┌──

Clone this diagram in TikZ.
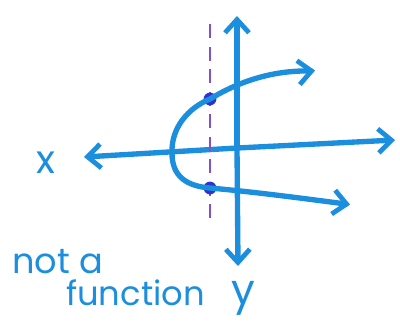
\documentclass[tikz,border=0pt]{standalone}
\usepackage{fontspec}
\setmainfont{Poppins}
\usepackage{tikz}
\usetikzlibrary{arrows.meta,positioning}
\definecolor{penblue}{RGB}{28,142,222}
\definecolor{penpurple}{RGB}{130,80,205}
\definecolor{dotblue}{RGB}{48,50,205}

\begin{document}
\begin{tikzpicture}[x=0.025cm,y=-0.025cm,
  axis/.style={draw=penblue,line width=3.8pt,line cap=round,
               -{Straight Barb[length=3.3mm,width=6mm,line width=3.4pt]}},
  curve/.style={draw=penblue,line width=3.8pt,line cap=round},
  vline/.style={draw=penpurple,line width=1.7pt,dash pattern=on 10pt off 6pt},
  hit/.style={circle,fill=dotblue,inner sep=0pt,minimum size=3.2mm},
  lbl/.style={text=penblue,inner sep=0pt}]
\useasboundingbox (0,0) rectangle (400,325);
% axes
\coordinate (o) at (237,148);
\coordinate (xl) at (84,157);
\coordinate (xr) at (395,140);
\coordinate (yt) at (237,16);
\coordinate (yb) at (238,266);
\draw[axis] (o) -- (xl);
\draw[axis] (o) -- (xr);
\draw[axis] (o) -- (yt);
\draw[axis] (o) -- (yb);
% vertical line test
\coordinate (vt) at (210,24);
\coordinate (vb) at (210,224);
\draw[vline] (vt) -- (vb);
% sideways parabola
\coordinate (vx) at (172,153);
\node[hit] (p1) at (210,99) {};
\node[hit] (p2) at (210,188) {};
\coordinate (ue) at (311,71);
\coordinate (le) at (346,204);
\draw[curve] (vx) .. controls (171,128) and (188,108) .. (p1.center)
  .. controls (238,82) and (272,70) .. (ue);
\draw[curve] (vx) .. controls (172,176) and (186,186) .. (p2.center)
  .. controls (255,192) and (300,198) .. (le);
\draw[axis] (ue) -- ++(4,-0.5);
\draw[axis] (le) -- ++(4,0.6);
% labels
\node[lbl,font=\fontsize{28}{30}\selectfont] (xlab) at (46,163) {x};
\node[lbl,font=\fontsize{30}{32}\selectfont] (ylab) at (243,298) {y};
\node[lbl,font=\fontsize{25}{27}\selectfont,anchor=base west] (nota) at (12,273) {not a};
\node[lbl,font=\fontsize{24}{26}\selectfont,anchor=base west] (func) at (66,305) {function};
\end{tikzpicture}
\end{document}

└──

- **Aim**:
Write out the whole listing exactly, and drop the pictures.

- **Response**:
Clone this diagram in TikZ.
\documentclass[tikz,border=0pt]{standalone}
\usepackage{fontspec}
\setmainfont{Poppins}
\usepackage{tikz}
\usetikzlibrary{arrows.meta,positioning}
\definecolor{penblue}{RGB}{28,142,222}
\definecolor{penpurple}{RGB}{130,80,205}
\definecolor{dotblue}{RGB}{48,50,205}

\begin{document}
\begin{tikzpicture}[x=0.025cm,y=-0.025cm,
  axis/.style={draw=penblue,line width=3.8pt,line cap=round,
               -{Straight Barb[length=3.3mm,width=6mm,line width=3.4pt]}},
  curve/.style={draw=penblue,line width=3.8pt,line cap=round},
  vline/.style={draw=penpurple,line width=1.7pt,dash pattern=on 10pt off 6pt},
  hit/.style={circle,fill=dotblue,inner sep=0pt,minimum size=3.2mm},
  lbl/.style={text=penblue,inner sep=0pt}]
\useasboundingbox (0,0) rectangle (400,325);
% axes
\coordinate (o) at (237,148);
\coordinate (xl) at (84,157);
\coordinate (xr) at (395,140);
\coordinate (yt) at (237,16);
\coordinate (yb) at (238,266);
\draw[axis] (o) -- (xl);
\draw[axis] (o) -- (xr);
\draw[axis] (o) -- (yt);
\draw[axis] (o) -- (yb);
% vertical line test
\coordinate (vt) at (210,24);
\coordinate (vb) at (210,224);
\draw[vline] (vt) -- (vb);
% sideways parabola
\coordinate (vx) at (172,153);
\node[hit] (p1) at (210,99) {};
\node[hit] (p2) at (210,188) {};
\coordinate (ue) at (311,71);
\coordinate (le) at (346,204);
\draw[curve] (vx) .. controls (171,128) and (188,108) .. (p1.center)
  .. controls (238,82) and (272,70) .. (ue);
\draw[curve] (vx) .. controls (172,176) and (186,186) .. (p2.center)
  .. controls (255,192) and (300,198) .. (le);
\draw[axis] (ue) -- ++(4,-0.5);
\draw[axis] (le) -- ++(4,0.6);
% labels
\node[lbl,font=\fontsize{28}{30}\selectfont] (xlab) at (46,163) {x};
\node[lbl,font=\fontsize{30}{32}\selectfont] (ylab) at (243,298) {y};
\node[lbl,font=\fontsize{25}{27}\selectfont,anchor=base west] (nota) at (12,273) {not a};
\node[lbl,font=\fontsize{24}{26}\selectfont,anchor=base west] (func) at (66,305) {function};
\end{tikzpicture}
\end{document}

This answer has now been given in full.